My first encounter had to do with downloading ebooks. Our library system is part of a consortium that offers downloadable ebooks. Awesome! Free ebooks! Of course, now that we've advertised and promoted and excited people with our free ebooks, a lot of people want to read them. And all the good books have waiting lists. But the ebook collection is basically like starting a library from scratch on a limited budget: the numbers are growing but still limited. Buying one copy of an ebook is like buying one copy of a print book in that there is only that copy available at a time. This limited availability of every book one wants irritates people who are used to digital content being more accessible, more instantaneous. I'm curious to see as ebook publishing continues to evolve, if these limitations will become less limiting. In the meantime, the good news is that check out time is two weeks. Just get on the waiting list and you won't have to wait long.
My second encounter had to do more with the mechanics of libraries and fine policies in a scenario that happens regularly: Patron checks out books. Patron returns books. Books are not checked in properly. Patron receives letter from finance -- return your books or pay the replacement cost or get sent to collections. Patron is angry and comes to library to confront staff. Staff finds books on shelf. Patron leaves feeling self-righteous and with a grudge against the library. There are two things happening here: first, irritation at fines and the collection of fines; second, the incorrect accusation. Basically, the person feels like they are being called a liar.
Here's the thing: the library is staffed by human beings. We make mistakes. And we also respond to your attitude when you come up to the desk. If you approach me angry and defensive, my first instinct is to be angry and defensive right back. But if you come up to me and calmly and rationally explain that you turned the books in, I will do my best to work with you and figure out what happened. I'm not calling you a liar; I'm just trying to do my job and find our books. Librarianism is a helping profession -- I WANT to help you. But if you're attacking me, it's a whole lot harder.

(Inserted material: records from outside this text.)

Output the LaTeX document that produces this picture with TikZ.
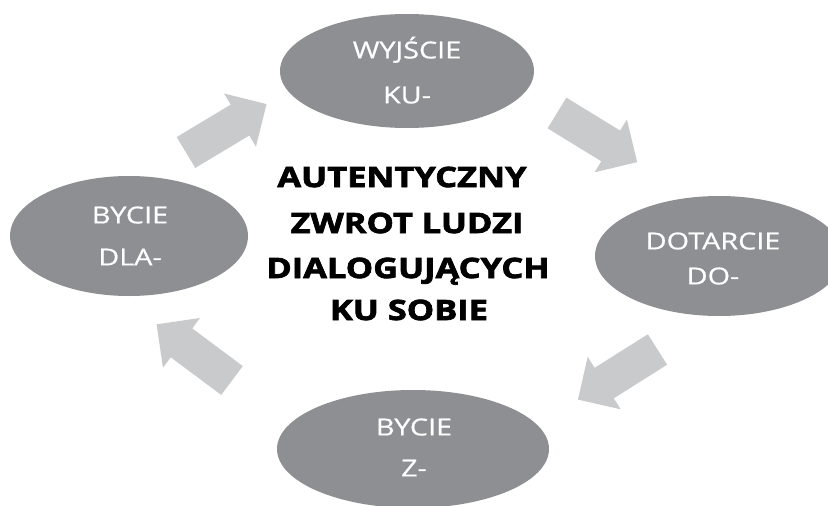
\documentclass[tikz,border=0pt]{standalone}
\usepackage{fontspec}
\setmainfont{Open Sans}
\newfontfamily\ellfont[FakeStretch=1.23,FakeBold=0.6]{Open Sans}
\newfontfamily\ctrfont[FakeStretch=1.23,FakeBold=2.6]{Open Sans Bold}
\usetikzlibrary{shapes.geometric}
\definecolor{blobgray}{HTML}{8E8F93}
\definecolor{arrowgray}{HTML}{C9CACC}
\tikzset{
  blob/.style={ellipse, fill=blobgray, draw=none, inner sep=0pt},
  lbl/.style={anchor=base, text=white, inner sep=0pt, font={\ellfont\fontsize{23.4}{28}\selectfont}},
  ctr/.style={anchor=base, text=black, inner sep=0pt, font={\ctrfont\fontsize{28}{34}\selectfont}},
  blockarrow/.style={fill=arrowgray, draw=none}
}
\newcommand{\blkarrow}[1]{(0,-18) -- (63,-18) -- (63,-31) -- (94,0) -- (63,31) -- (63,18) -- (0,18) -- cycle}
\begin{document}
\begin{tikzpicture}[x=1pt,y=-1pt]
\useasboundingbox (0,0) rectangle (828,506);
\clip (0,0) rectangle (828,506);
\fill[white] (0,0) rectangle (828,506);
% ellipses
\node[blob, minimum width=254pt, minimum height=114pt] (top) at (407,71) {};
\node[blob, minimum width=238pt, minimum height=120pt] (left) at (129,236) {};
\node[blob, minimum width=248pt, minimum height=120pt] (right) at (719,256) {};
\node[blob, minimum width=272pt, minimum height=118pt] (bottom) at (413,449) {};
% ellipse texts
\node[lbl] (topa) at (407,58.4) {WYJŚCIE};
\node[lbl] (topb) at (407,103.4) {KU-};
\node[lbl] (lefta) at (130,223.4) {BYCIE};
\node[lbl] (leftb) at (130,265.4) {DLA-};
\node[lbl] (righta) at (713,249.4) {DOTARCIE};
\node[lbl] (rightb) at (713,284.4) {DO-};
\node[lbl] (bottoma) at (414,435.4) {BYCIE};
\node[lbl] (bottomb) at (414,476.4) {Z-};
% centre text
\node[ctr] (c1) at (402,187) {AUTENTYCZNY};
\node[ctr] (c2) at (407,233) {ZWROT LUDZI};
\node[ctr] (c3) at (408,278) {DIALOGUJĄCYCH};
\node[ctr] (c4) at (409,320) {KU SOBIE};
% block arrows
\fill[blockarrow, shift={(186,152.5)}, rotate=31] \blkarrow{};
\fill[blockarrow, shift={(557,113)}, rotate=-31.5] \blkarrow{};
\fill[blockarrow, shift={(657.5,349.5)}, rotate=212.2] \blkarrow{};
\fill[blockarrow, shift={(232,380.5)}, rotate=143.3] \blkarrow{};
\end{tikzpicture}
\end{document}
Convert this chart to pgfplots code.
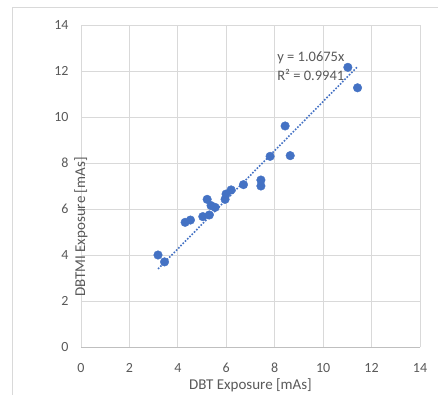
\documentclass[border=0pt]{standalone}
\usepackage{pgfplots}
\pgfplotsset{compat=1.18}
\usepackage{fontspec}
\setmainfont{Carlito}
\definecolor{xlblue}{RGB}{68,114,196}
\definecolor{gridgray}{RGB}{217,217,217}
\definecolor{axgray}{RGB}{191,191,191}
\definecolor{txtgray}{RGB}{89,89,89}
\begin{document}
\begin{tikzpicture}[x=1pt,y=1pt]
\draw[gridgray, line width=1pt] (12,-20) -- (12,386) -- (460,386);
\begin{axis}[
  at={(81pt,47pt)}, anchor=south west,
  scale only axis, width=339pt, height=322pt,
  xmin=0, xmax=14, ymin=0, ymax=14,
  xtick={0,2,...,14}, ytick={0,2,...,14},
  grid=major, major grid style={gridgray, line width=0.9pt},
  axis line style={draw=none},
  major tick length=0pt,
  tick label style={font=\fontsize{14}{16}\selectfont, text=txtgray},
  /pgf/number format/assume math mode=true,
  xticklabel style={anchor=center, yshift=-21pt},
  yticklabel style={anchor=east, xshift=-9pt},
  xlabel={DBT Exposure [mAs]},
  ylabel={DBTMI Exposure [mAs]},
  label style={font=\fontsize{15}{17}\selectfont, text=txtgray},
  x label style={at={(axis description cs:0.5,0)}, anchor=center, yshift=-38pt},
  y label style={at={(axis description cs:0,0.5)}, anchor=center, xshift=-41pt},
  clip=false,
]
\draw[axgray, line width=0.9pt] (axis cs:0,0) -- (axis cs:14,0);
\addplot[only marks, mark=*, mark size=4.3pt, mark options={fill=xlblue, draw=xlblue}] coordinates {
(3.18,4.00) (3.45,3.70) (4.30,5.42) (4.52,5.52) (5.03,5.67)
(5.21,6.42) (5.30,5.74) (5.37,6.15) (5.54,6.07) (5.95,6.42)
(5.99,6.65) (6.20,6.83) (6.71,7.06) (7.43,7.26) (7.43,7.00)
(7.81,8.29) (8.43,9.61) (8.64,8.32) (11.02,12.16) (11.42,11.27)
};
\addplot[xlblue, line width=1.6pt, dash pattern=on 1.6pt off 1.6pt] coordinates {(3.18,3.395) (11.42,12.19)};
\node[anchor=west, text=txtgray, font=\fontsize{14.5}{16}\selectfont, inner sep=0pt] at (axis cs:8.1,12.57) {y = 1.0675x};
\node[anchor=west, text=txtgray, font=\fontsize{14.5}{16}\selectfont, inner sep=0pt] at (axis cs:8.1,11.83) {R² = 0.9941};
\end{axis}
\pgfresetboundingbox
\path[use as bounding box] (0,0) rectangle (438,394);
\end{tikzpicture}
\end{document}
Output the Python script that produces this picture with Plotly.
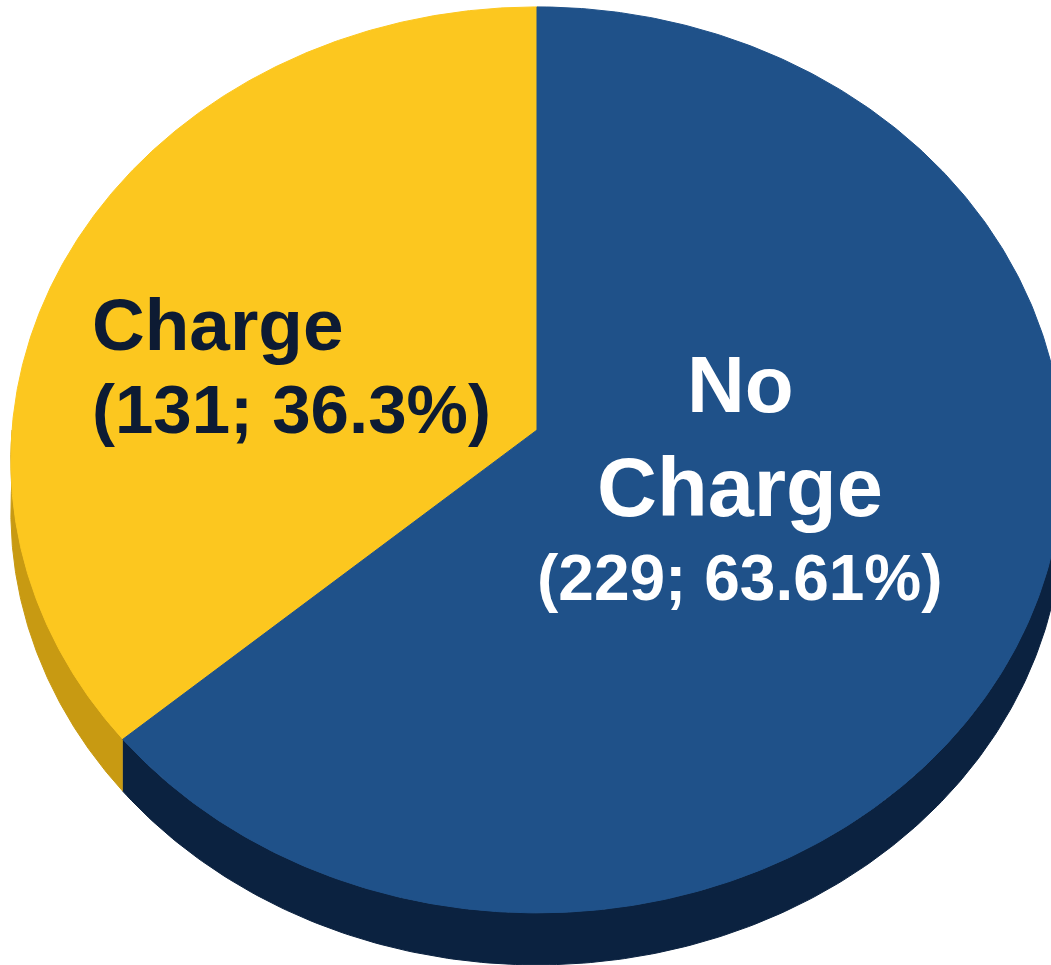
import numpy as np
import plotly.graph_objects as go

# ---- data ----
categories = ["Charge", "No Charge"]
counts = [131, 229]
pct_labels = ["36.3%", "63.61%"]

# ---- style ----
top_colors = ["#FCC71F", "#1F5189"]
side_colors = ["#C89A12", "#0B2240"]
text_colors = ["#0D1B33", "#FFFFFF"]

W, H = 1051, 965
CX, CY = 537, 430          # projected centre of the pie top
A, B, K = 525, 451, 0.066  # perspective ellipse parameters
DEPTH = 52


def proj(t):
    u, v = np.cos(t), np.sin(t)
    s = 1.0 / (1.0 + K * v)
    return CX + A * u * s, CY - B * v * s


total = sum(counts)
angles = []
start = np.pi / 2
for c in counts:
    end = start + 2 * np.pi * c / total
    angles.append((start, end))
    start = end

fig = go.Figure()

# sides (front half only: angles between pi and 2pi)
for i, (a0, a1) in enumerate(angles):
    for off in (0.0, 2 * np.pi):
        lo = max(a0, np.pi + off)
        hi = min(a1, 2 * np.pi + off)
        if hi <= lo:
            continue
        t = np.linspace(lo, hi, 200)
        x, y = proj(t)
        xs = np.concatenate([x, x[::-1]])
        ys = np.concatenate([y, (y + DEPTH)[::-1]])
        fig.add_trace(go.Scatter(x=xs, y=ys, mode="lines", fill="toself",
                                 fillcolor=side_colors[i],
                                 line=dict(color=side_colors[i], width=1),
                                 hoverinfo="skip", showlegend=False))

# top faces
for i, (a0, a1) in enumerate(angles):
    t = np.linspace(a0, a1, 400)
    x, y = proj(t)
    xs = np.concatenate([[CX], x, [CX]])
    ys = np.concatenate([[CY], y, [CY]])
    fig.add_trace(go.Scatter(x=xs, y=ys, mode="lines", fill="toself",
                             fillcolor=top_colors[i],
                             line=dict(color=top_colors[i], width=1),
                             name=categories[i],
                             hoverinfo="skip", showlegend=False))

FONT = "Liberation Sans, Arial, sans-serif"

# label for "Charge" (left, left-aligned)
left_lines = [categories[0], f"({counts[0]}; {pct_labels[0]})"]
left_pos = [(324, 73), (409, 69)]
for txt, (yy, sz) in zip(left_lines, left_pos):
    fig.add_annotation(x=90, y=yy, text=txt, showarrow=False,
                       xanchor="left", yanchor="middle",
                       font=dict(family=FONT, size=sz, color=text_colors[0], weight="bold"))

# label for "No Charge" (right, centred)
right_lines = categories[1].split(" ") + [f"({counts[1]}; {pct_labels[1]})"]
right_pos = [(384, 80), (487, 83), (578, 64)]
for txt, (yy, sz) in zip(right_lines, right_pos):
    fig.add_annotation(x=740, y=yy, text=txt, showarrow=False,
                       xanchor="center", yanchor="middle",
                       font=dict(family=FONT, size=sz, color=text_colors[1], weight="bold"))

fig.update_layout(
    width=W, height=H,
    margin=dict(l=0, r=0, t=0, b=0),
    paper_bgcolor="white", plot_bgcolor="white",
    xaxis=dict(range=[0, W], visible=False, fixedrange=True),
    yaxis=dict(range=[H, 0], visible=False, fixedrange=True),
    showlegend=False,
)

fig.write_html("out.html", config={"displayModeBar": False},
               post_script="document.body.style.margin='0';document.body.style.overflow='hidden';")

And about those fines: do I wish that the policies were different and we could do away with fines? Sure. Does "harrasing" people for $30 seem a little petty? Sure. But one could also look at it this way: we (at the library) are responsible for hundreds of thousands of dollars worth of material paid for by tax payers and used by tax payers. It is our job to be fiscally responsible as well as provide fair access to all of our patrons. Fines encourage turning books in on time, thereby making them accessible to more people. If a library just wrote off the cost for all of the items never returned, we would lose thousands of dollars each year. Is that fiscally responsible? And the same patron who thinks it's ridiculous to be threatened with collections over a missing (or assumed missing) book is probably also the same patron who is mad if we don't have exactly the book he or she wants exactly when he or she wants it. And they don't see the connection between the fact that because we have to spend $80 to replace that GED study guide that someone never returned, we don't have the money to buy that book you want.
Like most things in life, it's a balancing act: customer service versus responsibility. Big picture versus individual interractions. And it's all tied together by human beings. We're just doing our best.